The author of this thread is currently way, but I will try to help you.
First off if you have 3 slots and only plan to use to cards 2 x 8 slots will be best, but the last slot will most likely have to be left empty.
The reason for these combinations is because a system only has so many pci-e lanes to use.
So if you have 16 lanes(some boards have more or even less to work with. Boards with less should not have SLI or crossfire as an option clearly), you normally break them up just like your board.
Single card, use all 16
2 cards, use 8 per slot.
3 cards use 8 for the top card and split the remaining 8 lanes for last 2 cards. PCI-e does not work on other non standard configs. They can not go 5 per card for instance.

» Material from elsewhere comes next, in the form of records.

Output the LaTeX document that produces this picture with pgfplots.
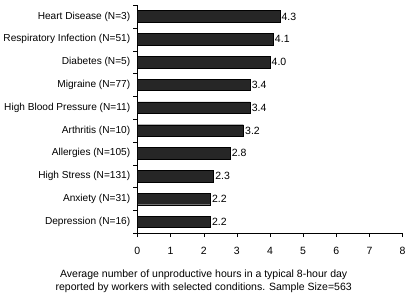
\documentclass[border=0pt]{standalone}
\usepackage{pgfplots}
\pgfplotsset{compat=1.18}
\usepackage{fontspec}
\setmainfont{Liberation Sans}
\definecolor{barfill}{HTML}{262626}
\begin{document}
\begin{tikzpicture}
\fontsize{10.5}{12}\selectfont
\begin{axis}[
  scale only axis,
  width=265pt, height=228pt,
  xmin=0, xmax=8,
  ymin=-0.5, ymax=9.5,
  y dir=reverse,
  axis lines=left,
  axis line style={-, black},
  xtick={0,1,...,8},
  /pgf/number format/assume math mode=true,
  ytick={-0.5,0.5,1.5,2.5,3.5,4.5,5.5,6.5,7.5,8.5,9.5},
  yticklabels={},
  extra y ticks={0,1,...,9},
  extra y tick labels={Heart Disease (N=3),Respiratory Infection (N=51),Diabetes (N=5),Migraine (N=77),High Blood Pressure (N=11),Arthritis (N=10),Allergies (N=105),High Stress (N=131),Anxiety (N=31),Depression (N=16)},
  extra y tick style={major tick length=0pt, yticklabel style={xshift=-3.5pt}},
  yticklabel style={font=\fontsize{10.1}{12}\selectfont},
  xticklabel style={font=\fontsize{10.5}{12}\selectfont, yshift=-6pt},
  tick style={black},
  tick align=outside,
  major tick length=4pt,
  xlabel={Average number of unproductive hours in a typical 8-hour day\\reported by workers with selected conditions. Sample Size=563},
  xlabel style={align=center, font=\fontsize{10.5}{13}\selectfont, at={(axis description cs:0.25,0)}, anchor=north, yshift=-33pt},
  xbar,
  bar width=11.5pt,
  point meta=explicit,
  nodes near coords={\pgfmathprintnumber[fixed,fixed zerofill,precision=1,assume math mode=true]{\pgfplotspointmeta}},
  nodes near coords style={font=\fontsize{10.5}{12}\selectfont, anchor=west, inner sep=1.5pt},
]
\addplot[fill=barfill, draw=black] coordinates {
(4.3,0) [4.3] (4.1,1) [4.1] (4.0,2) [4.0] (3.4,3) [3.4] (3.4,4) [3.4] (3.2,5) [3.2] (2.8,6) [2.8] (2.3,7) [2.3] (2.2,8) [2.2] (2.2,9) [2.2]
};
\end{axis}
\path ([yshift=5pt]current axis.north);
\end{tikzpicture}
\end{document}
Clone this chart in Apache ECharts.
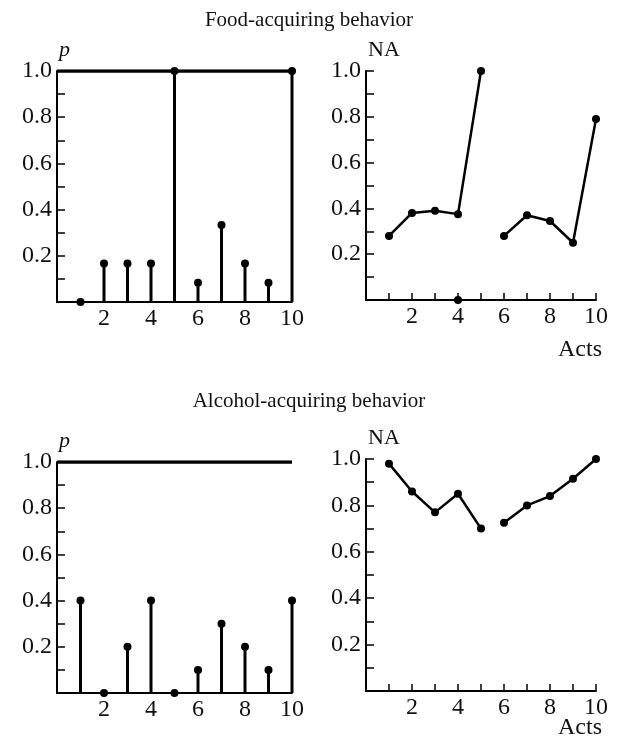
<!DOCTYPE html>
<html lang="en">
<head>
  <meta charset="UTF-8" />
  <title>Food- and alcohol-acquiring behavior</title>
  <script src="https://cdn.jsdelivr.net/npm/echarts@6/dist/echarts.min.js"></script>
  <style>
    body { margin: 0; padding: 0; background: #fff; }
    #chart { width: 618px; height: 746px; }
  </style>
</head>
<body>
  <div id="chart"></div>

  <script>
    // acts along the x axis
    const acts = [1, 2, 3, 4, 5, 6, 7, 8, 9, 10];

    // food-acquiring behavior
    const foodP = [0, 0.167, 0.167, 0.167, 1.0, 0.083, 0.333, 0.167, 0.083, 1.0];
    const foodNA = [0.28, 0.38, 0.39, 0.375, 1.0, 0.28, 0.37, 0.345, 0.25, 0.79];
    const foodNAAxisActs = [4];
    const foodNAAxisValues = [0];

    // alcohol-acquiring behavior
    const alcoholP = [0.4, 0, 0.2, 0.4, 0, 0.1, 0.3, 0.2, 0.1, 0.4];
    const alcoholNA = [0.98, 0.86, 0.77, 0.85, 0.70, 0.725, 0.80, 0.84, 0.915, 1.0];

    // p = 1 reference line drawn across the left panels
    const pRefActs = [0, 10];
    const pRefValue = 1.0;

    const titles = ["Food-acquiring behavior", "Alcohol-acquiring behavior"];

    const serif = '"Liberation Serif", "Times New Roman", serif';
    const ink = "#111";

    const pairs = (xs, ys) => xs.map((x, i) => [x, ys[i]]);

    const grids = [
      { left: 57, top: 71, width: 235, height: 231 },
      { left: 366, top: 71, width: 230, height: 229 },
      { left: 57, top: 462, width: 235, height: 231 },
      { left: 366, top: 459, width: 230, height: 232 }
    ];

    const dot = { color: "#000", opacity: 1 };

    function xAxis(i, ticks) {
      return {
        type: "value", gridIndex: i, min: 0, max: 10, interval: 1,
        axisLine: { lineStyle: { color: "#000", width: 2 } },
        axisTick: { show: ticks, inside: true, length: 7, lineStyle: { color: "#000", width: 1.5 } },
        splitLine: { show: false },
        axisLabel: {
          margin: 5, color: ink, fontFamily: serif, fontSize: 24,
          formatter: v => (v > 0 && v % 2 === 0) ? String(v) : ""
        }
      };
    }

    function yAxis(i, name) {
      return {
        type: "value", gridIndex: i, min: 0, max: 1, interval: 0.1,
        name: name, nameLocation: "end", nameGap: 10,
        nameTextStyle: {
          align: "left", padding: [0, 0, 0, 2], color: ink, fontFamily: serif,
          fontSize: 22, fontStyle: name === "p" ? "italic" : "normal"
        },
        axisLine: { lineStyle: { color: "#000", width: 2 } },
        axisTick: { inside: true, length: 8, lineStyle: { color: "#000", width: 1.5 } },
        splitLine: { show: false },
        axisLabel: {
          margin: 5, color: ink, fontFamily: serif, fontSize: 24,
          formatter: v => {
            const k = Math.round(v * 10);
            return (k > 0 && k % 2 === 0) ? (k / 10).toFixed(1) : "";
          }
        }
      };
    }

    function stemSeries(i, values) {
      return [
        {
          type: "bar", xAxisIndex: i, yAxisIndex: i, barWidth: 3,
          itemStyle: { color: "#000" }, data: pairs(acts, values)
        },
        {
          type: "scatter", xAxisIndex: i, yAxisIndex: i, symbolSize: 8,
          itemStyle: dot, data: pairs(acts, values), z: 3
        },
        {
          type: "line", xAxisIndex: i, yAxisIndex: i, showSymbol: false,
          lineStyle: { color: "#000", width: 3.5 },
          data: pRefActs.map(x => [x, pRefValue])
        }
      ];
    }

    function naSeries(i, values) {
      const lineOpts = {
        type: "line", xAxisIndex: i, yAxisIndex: i, symbol: "circle", symbolSize: 8,
        lineStyle: { color: "#000", width: 2.5 }, itemStyle: dot
      };
      return [
        Object.assign({}, lineOpts, { data: pairs(acts.slice(0, 5), values.slice(0, 5)) }),
        Object.assign({}, lineOpts, { data: pairs(acts.slice(5), values.slice(5)) })
      ];
    }

    const chart = echarts.init(document.getElementById("chart"));

    chart.setOption({
      animation: false,
      backgroundColor: "#fff",
      title: [
        { text: titles[0], left: "center", top: 5, textStyle: { fontFamily: serif, fontSize: 21, fontWeight: "normal", color: ink } },
        { text: titles[1], left: "center", top: 386, textStyle: { fontFamily: serif, fontSize: 21, fontWeight: "normal", color: ink } },
        { text: "Acts", left: 553, top: 333, textStyle: { fontFamily: serif, fontSize: 24, fontWeight: "normal", color: ink } },
        { text: "Acts", left: 553, top: 711, textStyle: { fontFamily: serif, fontSize: 24, fontWeight: "normal", color: ink } }
      ],
      grid: grids,
      xAxis: [xAxis(0, false), xAxis(1, true), xAxis(2, false), xAxis(3, true)],
      yAxis: [yAxis(0, "p"), yAxis(1, "NA"), yAxis(2, "p"), yAxis(3, "NA")],
      series: [
        ...stemSeries(0, foodP),
        ...naSeries(1, foodNA),
        {
          type: "scatter", xAxisIndex: 1, yAxisIndex: 1, symbolSize: 8,
          itemStyle: dot, data: pairs(foodNAAxisActs, foodNAAxisValues)
        },
        ...stemSeries(2, alcoholP),
        ...naSeries(3, alcoholNA)
      ]
    });
  </script>
</body>
</html>
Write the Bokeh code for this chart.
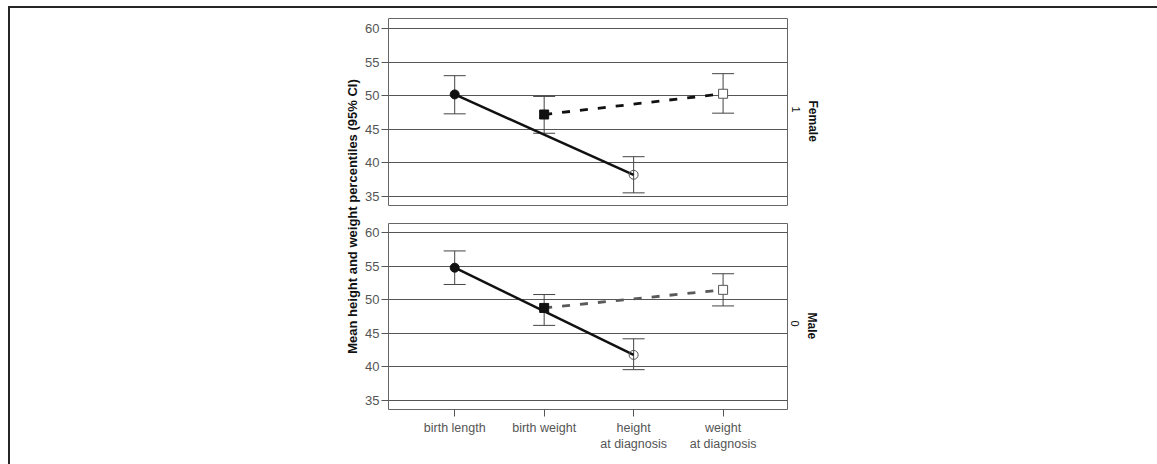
from math import pi
from bokeh.plotting import figure
from bokeh.layouts import row, column
from bokeh.models import (Range1d, FixedTicker, Whisker, TeeHead, ColumnDataSource, Label,
                          Div, Spacer)
from bokeh.embed import file_html
from bokeh.resources import INLINE

# ---------------- data ----------------
categories = ["birth length", "birth weight", "height\nat diagnosis", "weight\nat diagnosis"]
y_ticks = [35, 40, 45, 50, 55, 60]

height_cats = ["birth length", "height\nat diagnosis"]
weight_cats = ["birth weight", "weight\nat diagnosis"]

female_height_mean = [50.2, 38.2]
female_height_lower = [47.3, 35.5]
female_height_upper = [53.0, 40.9]
female_weight_mean = [47.2, 50.3]
female_weight_lower = [44.4, 47.4]
female_weight_upper = [49.9, 53.3]

male_height_mean = [54.8, 41.8]
male_height_lower = [52.3, 39.6]
male_height_upper = [57.3, 44.2]
male_weight_mean = [48.8, 51.5]
male_weight_lower = [46.2, 49.1]
male_weight_upper = [50.8, 53.9]

panel_names = ["Female", "Male"]
panel_codes = ["1", "0"]

y_title = "Mean height and weight percentiles (95% CI)"

# ---------------- styling ----------------
FONT = "Liberation Sans"
GRAY = "#555555"
DARK = "#111111"
BORDER = "#262626"

xpos = {c: i for i, c in enumerate(categories)}
x_range = Range1d(-0.74, 3.72)


def bare(width, height, **kw):
    f = figure(width=width, height=height, toolbar_location=None, title_location=None,
               x_axis_location=None, y_axis_location=None, output_backend="svg",
               border_fill_color="white", outline_line_color=None, **kw)
    f.grid.visible = False
    return f


def panel(height, mt, mb, yr, hm, hl, hu, wm, wl, wu, wcolor, show_x):
    p = figure(width=428, height=height, x_range=x_range, y_range=yr,
               min_border_left=23, min_border_right=3, min_border_top=mt,
               min_border_bottom=mb, toolbar_location=None, title_location=None,
               x_axis_location="below" if show_x else None,
               output_backend="svg", outline_line_color="#666666",
               outline_line_width=1, background_fill_color="white",
               border_fill_color="white")
    p.xgrid.visible = False
    p.yaxis.ticker = FixedTicker(ticks=y_ticks)
    p.ygrid.ticker = FixedTicker(ticks=y_ticks)
    p.ygrid.grid_line_color = GRAY
    p.ygrid.grid_line_width = 1
    p.yaxis.axis_line_color = None
    p.yaxis.major_tick_out = 7
    p.yaxis.major_tick_in = 0
    p.yaxis.minor_tick_out = 0
    p.yaxis.minor_tick_in = 0
    p.yaxis.major_tick_line_color = GRAY
    p.yaxis.major_label_text_color = GRAY
    p.yaxis.major_label_text_font = FONT
    p.yaxis.major_label_text_font_size = "13px"
    p.yaxis.major_label_standoff = 2
    if show_x:
        ticks = [xpos[c] for c in categories]
        p.xaxis.ticker = FixedTicker(ticks=ticks)
        p.xaxis.major_label_overrides = {xpos[c]: c for c in categories}
        p.xaxis.axis_line_color = None
        p.xaxis.major_tick_out = 7
        p.xaxis.major_tick_in = 0
        p.xaxis.minor_tick_out = 0
        p.xaxis.minor_tick_in = 0
        p.xaxis.major_tick_line_color = GRAY
        p.xaxis.major_label_text_color = GRAY
        p.xaxis.major_label_text_font = FONT
        p.xaxis.major_label_text_font_size = "12.5px"
        p.xaxis.major_label_standoff = 4

    hx = [xpos[c] for c in height_cats]
    wx = [xpos[c] for c in weight_cats]

    for xs, lo, up in ((hx, hl, hu), (wx, wl, wu)):
        src = ColumnDataSource(dict(x=xs, lower=lo, upper=up))
        p.add_layout(Whisker(base="x", lower="lower", upper="upper", source=src,
                             line_color="#444444", line_width=1,
                             upper_head=TeeHead(size=22, line_color="#444444", line_width=1),
                             lower_head=TeeHead(size=22, line_color="#444444", line_width=1)))

    p.line(hx, hm, line_color=DARK, line_width=2.5)
    p.line(wx, wm, line_color=wcolor, line_width=2.8, line_dash="8 10")

    p.scatter([hx[0]], [hm[0]], marker="circle", size=9, fill_color=DARK, line_color=DARK)
    p.scatter([hx[1]], [hm[1]], marker="circle", size=9, fill_color=None,
              line_color="#555555", line_width=1)
    p.scatter([wx[0]], [wm[0]], marker="square", size=9, fill_color=DARK, line_color=DARK)
    p.scatter([wx[1]], [wm[1]], marker="square", size=9, fill_color="white",
              line_color="#555555", line_width=1)
    return p


top = panel(206, 10, 9, Range1d(33.61, 61.54),
            female_height_mean, female_height_lower, female_height_upper,
            female_weight_mean, female_weight_lower, female_weight_upper,
            DARK, False)

bottom = panel(250, 9, 55, Range1d(33.66, 61.39),
               male_height_mean, male_height_lower, male_height_upper,
               male_weight_mean, male_weight_lower, male_weight_upper,
               "#5a5a5a", True)

# y-axis title spanning both panels (page pixel coordinates)
title_fig = bare(352, 456, x_range=Range1d(10, 362), y_range=Range1d(464, 8),
                 min_border=0, background_fill_color="white")
title_fig.add_layout(Label(x=352, y=216, text=y_title, angle=pi / 2, text_align="center",
                           text_baseline="middle", text_font=FONT,
                           text_font_style="bold", text_font_size="13px",
                           text_color=DARK))

# facet labels on the right (page pixel coordinates)
right_fig = bare(367, 456, x_range=Range1d(790, 1157), y_range=Range1d(464, 8),
                 min_border=0, background_fill_color="white")
name_pos = [(812, 100), (811, 312)]
code_pos = [(795, 106), (794, 320)]
for name, code, (nx, ny), (cx, cy) in zip(panel_names, panel_codes, name_pos, code_pos):
    right_fig.add_layout(Label(x=nx, y=ny, text=name, angle=-pi / 2, text_align="left",
                               text_baseline="middle", text_font=FONT,
                               text_font_style="bold", text_font_size="12px",
                               text_color=DARK))
    right_fig.add_layout(Label(x=cx, y=cy, text=code, angle=-pi / 2, text_align="left",
                               text_baseline="middle", text_font=FONT,
                               text_font_size="11px", text_color=DARK))

# outer frame lines (top and left)
top_line = Div(text="", width=1149, height=2, margin=0,
               styles={"background-color": BORDER})
top_strip = column(Spacer(width=1157, height=6, margin=0),
                   row(Spacer(width=8, height=2, margin=0), top_line))
left_line = Div(text="", width=2, height=456, margin=0,
                styles={"background-color": BORDER})
left_strip = row(Spacer(width=8, height=456, margin=0), left_line)

layout = column(top_strip, row(left_strip, title_fig, column(top, bottom), right_fig))

open("out.html", "w").write(file_html(layout, INLINE))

Now how much performance does a lower number of links cause? well for that I recommend you look at these article from techpowerup. The first one is a bit older, but the cards are very fast and it gives you an idea of what to expect. These are single cards tests as well. If you would not loose much in a single you should not loose much in a multi card setup(again all but the fastest cards on the market).
Ivy Bridge PCI-Express Scaling with HD 7970 and GTX 680
and
GeForce GTX 980 PCI-Express Scaling
You will notice these tests also have different revisions of PCI-e. This was important when people moved from 2.0 to 3.0 because many worried that the new 3.0 cards would be too slow on 2.0 systems. It takes a pretty fast card to require more bandwidth.
I hope this helps clear some things up.